Huston Street: Rockies –> Padres Fantasy Value: Up
Anytime an already good pitcher can move from Coors Field to Petco Park, you have to think that his value is going up, way up. Coors Field was #1 in runs scored in 2011 and Petco Park was # 28. Pitchers’ ERA’s at Coors was 4.89 and at Petco it was 2.91. As for Street, he was 5.59/1.41 at Coors and 2.51/1.02 on the road. I have a feelign Street is happy to be in San Diego.
Mark Buehrle: White Sox –> Marlins Fantasy Value: Up
Mark Buehrle has pitched a perfect game and a no hitter in his career. He’s also started an all-star game. That being said, he’s never had an ERA below 3.00 in his 12 seasons with the White Sox. Buehrle has all the makings of improved stats in 2012. First of all, he moves from the park that is easiest in the league to hit a homerun, US Cellular Field, to the new Marlins Ballpark. Second, he moves to the National League where ERA’s are always improved. Third, his history shows a lifetime 3.32 ERA in inter-league play and a 24-6 record against the NL. That compares to 3.89 and 137-113 against AL opponents. In the past 7 seasons, Buehrle is 16-2 and 2.29 against the National League in 25 starts.
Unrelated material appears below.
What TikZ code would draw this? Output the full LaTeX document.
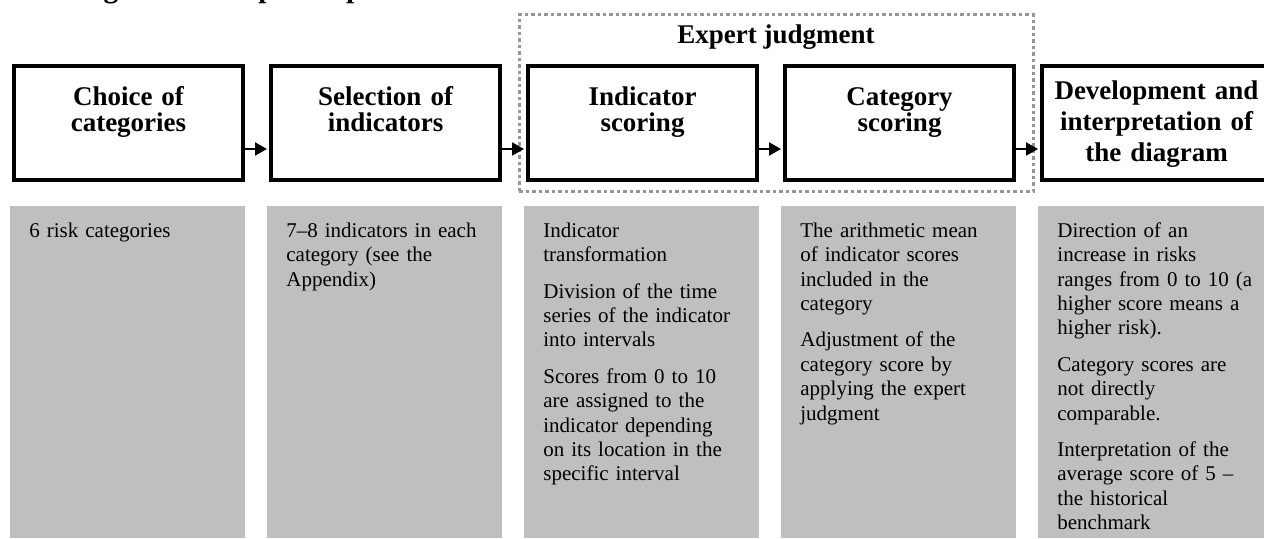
\documentclass[tikz,border=0pt]{standalone}
\usepackage{fontspec}
\setmainfont{Liberation Serif}
\usetikzlibrary{arrows.meta}
\definecolor{notegray}{RGB}{191,191,191}
\definecolor{framegray}{RGB}{150,150,150}
\tikzset{
	stagebox/.style={draw=black, line width=2pt, inner sep=0pt, anchor=north west,
		text width=114.5pt, align=center, text height=20pt, text depth=37pt,
		font=\fontsize{13.5}{12.75}\selectfont\bfseries},
	tallstage/.style={stagebox, text height=17pt, text depth=40pt,
		font=\fontsize{13.5}{15.5}\selectfont\bfseries},
	notebox/.style={fill=notegray, inner xsep=9.5pt, inner ysep=0pt, anchor=north west,
		text width=98.5pt, align=left, text height=15.5pt, text depth=150.5pt,
		font=\fontsize{10.5}{12.2}\selectfont},
	flow/.style={line width=1pt, -{Triangle[length=6pt,width=6.5pt]}, shorten >=1pt},
	expertframe/.style={draw=framegray, line width=1.5pt, dash pattern=on 1.75pt off 1.5pt,
		inner sep=0pt, anchor=north west, minimum width=257pt, minimum height=88.5pt}
}

\begin{document}
\begin{tikzpicture}[x=0.5pt, y=-0.5pt]
			%%%%% START %%%%%
			\useasboundingbox (0, 0) rectangle (1264, 539);
			
			\node[font=\fontsize{14.75}{17}\selectfont\bfseries, anchor=base west, inner sep=0pt] (title) at (-1, -2) {Risk diagram development process};
			
			\node[expertframe] (expert) at (517.5, 13.5) {};
			\node[font=\fontsize{13.5}{15.75}\selectfont\bfseries, anchor=base] (expertlabel) at ([yshift=-15.25pt]expert.north) {Expert judgment};
			
			\node[stagebox] (choice) at (12, 64) {Choice of\\categories};
			\node[stagebox] (selection) at (269, 64) {Selection of\\indicators};
			\node[stagebox] (indscore) at (526, 64) {Indicator\\scoring};
			\node[stagebox] (catscore) at (783, 64) {Category\\scoring};
			\node[tallstage] (develop) at (1040, 64) {Development and\\interpretation of\\the diagram};
			
			\foreach \a/\b in {choice/selection, selection/indscore, indscore/catscore, catscore/develop}
				\draw[flow] ([yshift=-13pt]\a.east) -- ([yshift=-13pt]\b.west);
			
			\node[notebox] (choicenote) at (10, 206) {6 risk categories};
			\node[notebox] (selectionnote) at (267, 206) {7--8 indicators in each\\category (see the\\Appendix)};
			\node[notebox] (indscorenote) at (524, 206) {Indicator\\transformation\\[6pt]Division of the time\\series of the indicator\\into intervals\\[6pt]Scores from 0 to 10\\are assigned to the\\indicator depending\\on its location in the\\specific interval};
			\node[notebox] (catscorenote) at (781, 206) {The arithmetic mean\\of indicator scores\\included in the\\category\\[6pt]Adjustment of the\\category score by\\applying the expert\\judgment};
			\node[notebox] (developnote) at (1038, 206) {Direction of an\\increase in risks\\ranges from 0 to 10 (a\\higher score means a\\higher risk).\\[6pt]Category scores are\\not directly\\comparable.\\[6pt]Interpretation of the\\average score of 5 --\\the historical\\benchmark};
			
			%%%%% END %%%%%
\end{tikzpicture}
\end{document}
Josh Willingham: A’s –> Twins Fantasy Value: Down
Willingham is coming off a great year with Oakland in 2011 where he set career marks in homeruns (29), RBI (98), and runs (69). Willingham has hit in pitchers’ parks for his entire career with Oakland, Washington, and Florida so he’s no stranger to hitting in the caverns of Target Field. Willingham has never hit for much of an average and he strikes out a lot. Don’t expect that to change, but we don’t see Willingham being able to match those 29 home runs in Minnesota.
C.J. Wilson: Rangers –> Angels Fantasy Value: Up
Wilson is the biggest signing of the year not named Albert. He’ll join Dan Haren and Jared Weaver on a starting pitching staff rivaled only by the Phillies. A move from Texas to Los Angeles has got to help Wilson’s numbers. He leaves the #1 hitters park according to Park Factor and moves to the #27 hitters park. According to Baseball Reference, he leaves a home run index of 111 to 93 in Los Angeles. Wilson loved pitching on the road where he’d been 2.56/1.18 versus 3.70/1.25 at home in Texas.
Aramis Ramirez: Cubs –> Brewers Fantasy Value: Down
Ramirez joins a Brewers team that is likely going to be without Prince Fielder and Ryan Braun. That won’t help Ramirez’s protection in the lineup. Aramis Ramirez had a solid 2011 season at .306/26/93/1. Ramirez liked Wrigley. He won’t fare as well in Milwaukee in 2012 although the Brewers will like him a lot more than Casey McGehee.
Michael Cuddyer: Twins –> Rockies Fantasy Value: Up Considerably
Every fantasy baseball manager should wish that his players moved to Colorado. Cuddyer has always been a solid player but playing in Target Field kept him to being ranked as the 95th best fantasy player last year by ESPN. He’ll like hitting in Colorado where he should surpass his 29 homerun season of 2009. At Coors Field, 10.7% of all fly balls leave the park; in Target, it’s only 7.6%. One of the added values of Cuddyer is that he actually qualifies as a second baseman having played 17 games at second in 2011. That should help his draft position dramatically. He’ll likely hit between Tulowitzki and Helton and is capable of a .300 season with 30+ home runs in Colorado.